We have some idea of this cost to the industry as a whole. Capers Jones estimated that almost two-thirds of developer time is spent repairing software. In Code Complete, he states:
Projects that aim from the beginning at achieving the shortest possible schedules regardless of quality considerations, tend to have the fairly high frequencies of both schedule and cost overruns. Software projects that aim initially at achieving the highest possible levels of quality and reliability tend to have the best schedule adherence records, the highest productivity, and even the best marketplace success.
So evidence suggests we're heading down the wrong path when we attempt to be expedient, but how do we quantify this cost? What should high quality code look like?

In Code Complete McConnell lays out the following categories for internal quality characteristics (descriptions are paraphrased):
  • Maintainability - Can the software be modified?
  • Flexibility - Can the software be repurposed?
  • Portability - Can the software be ported to new environments?
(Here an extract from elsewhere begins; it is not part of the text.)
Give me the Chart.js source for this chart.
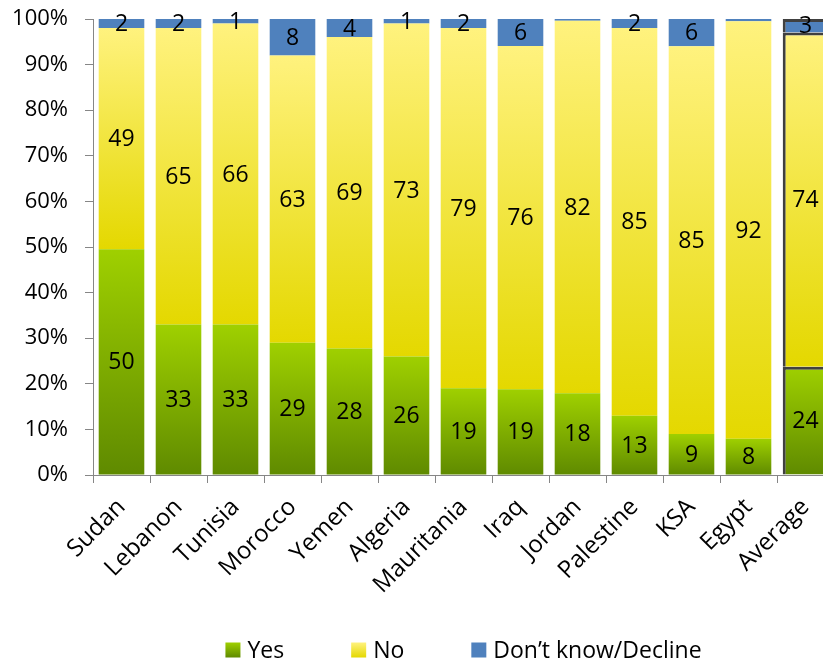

  • Reusability - Can the software be used in other systems?
  • Readability - Can the source code be read?
  • Testability - Can the software be verified correct?
  • Understandability - Can the software be understood at the system-organizational level?
I propose then the task is two-fold. First, evaluate the code base against these criteria. This includes tracking metric changes over time. Second, convert these metrics into information management can use to make informed trade-offs between quality and expediency. If this information is ultimately mapped to dollars, a real apples to apples comparison of the cost of expediency can be made.